«Мир может вздохнуть спокойно — коммунистический идол, который сеял повсюду на земле социальную рознь, вражду и беспримерную жестокость, который наводил страх на человеческое сообщество, — рухнул! Рухнул навсегда! Я здесь для того, чтобы заверить вас: на нашей земле мы не дадим ему воскреснуть!»
С Геннадием Эдуардовичем Бурбулисом я познакомился давно, можно сказать, в незапамятные времена. В семидесятых годах в Свердловске существовала молодежная организация — совет молодых ученых Кировского района. Я входил в этот совет в качестве председателя совета молодых ученых юридического института, Геннадий Бурбулис, как философ, был его официальным «идеологом».
Совет молодых ученых помогал, как мог, профессиональному становлению вузовской молодежи, защищал их интересы перед лицом районных и городских властей. При совете работал клуб.
Помню, как на одном из заседаний клуба (а они проходили довольно весело), Бурбулиса зацепили самодеятельной частушкой:
Геннадий Эдуардович всерьез обиделся. Ему показалось, что подобная шутка снижает его высокий должностной статус. Через некоторое время он бороду сбрил.
Следующий эпизод — из середины восьмидесятых. Как-то меня вызвали в горком КПСС и завели следующий разговор. В городе образовалась зловредная националистическая организация — «Отечество», свердловский филиал «Памяти». Запретить ее мы не можем — законность, права человека, в общем, перестройка диктует новые подходы. Но надо объединить против нее «здоровые силы». Ты теперь освободился (я только что защитил докторскую диссертацию), тебе и карты в руки. Мы поможем.
Я отказался наотрез: подобные поручения не по моему профилю. И потом, я не умею вот так, по заданию, становиться лидером, возглавлять объединения… Организацию «здоровых сил» — она получила название городской дискуссионной трибуны — возглавил Геннадий Бурбулис.
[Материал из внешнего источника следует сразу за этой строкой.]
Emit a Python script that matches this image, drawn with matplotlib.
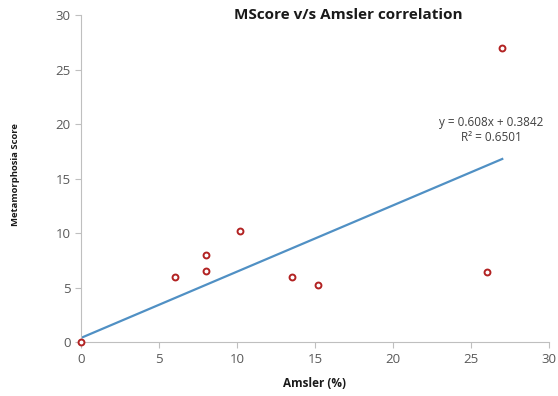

Но получилось в итоге совсем не то, что желал горком. Вылупившаяся из под его крыла «дискуссионная трибуна» поплыла не в заданном, а скорее в обратном направлении. На нее стали собираться практически все представители зарождавшейся тогда политической оппозиции. Открыто обсуждались глобальные политические проблемы, звучали острые неподцензурные, а порою и просто нецензурные речи. Растерявшийся от такого поворота событий горком начал понемногу сворачивать работу своего «непутевого детища».
Оглядываясь назад, я вижу, что «дискуссионная трибуна» сделала немало для становления свердловских политических организаций, трансформации «неформалов» в зародыши оформленных политических движений и партий. Часть ее влилась впоследствии в «Движение за демократические выборы» (ДДВ), преобразовавшееся затем в «Демократический выбор». Не могу утверждать точно, но и не исключаю, что именно оно подарило свое имя партии «Демократический выбор России».
Работа в городской «дискуссионной трибуне» сделала Г. Бурбулиса известным и популярным. И когда в 1989 году состоялись первые демократические (на альтернативной основе) выборы, он был избран народным депутатом СССР.
Меня всегда удивляло резко полярное отношение людей к Г. Бурбулису. Одни (и я в том числе) имели с ним ровные, временами даже дружеские отношения. Другие, причем без видимых причин, относились к нему резко враждебно. Причину, впрочем, обнаружить было несложно — это высокомерие Г. Бурбулиса, прорывавшееся у него по отношению к тем, кого он считал ниже себя.
Последний эпизод, о котором я уже частично упоминал в своей книге, относится уже к периоду работы в Верховном Совете РСФСР. Меня тогда избрали председателем палаты Верховного Совета. Г. Бурбулис был приглашен на должность помощника Б. Ельцина, руководителя его консультативно-координационного совета.
Не помню точно по какому конкретно поводу (кажется, нам дали какое-то совместное поручение), я пригласил Г. Бурбулиса к себе. Через некоторое время пришел ответ: Геннадий Эдуардович ждет вас в своем кабинете.
Никогда не был жлобом и ревнителем бюрократических церемоний. Могу пригласить подчиненного к себе в кабинет, могу и сам к нему зайти — без проблем. Но в то же время считал и считаю, что статус и авторитет руководящей должности — отнюдь не личное второстепенное дело. И когда столь открыто и демонстративно покушаются на этот авторитет, надо давать отпор. Будучи тогда по должности пятым или шестым лицом в государстве, я, разумеется, к Геннадию Эдуардовичу не пошел.
После этого наши отношения испортились. Было еще несколько встреч по каким-то частным вопросам, но общего языка уже не находилось. А после того как я выступил на Президиуме Верховного Совета с критикой миллионных сумм, незаконно выделенных его координационному совету, и вовсе прекратились.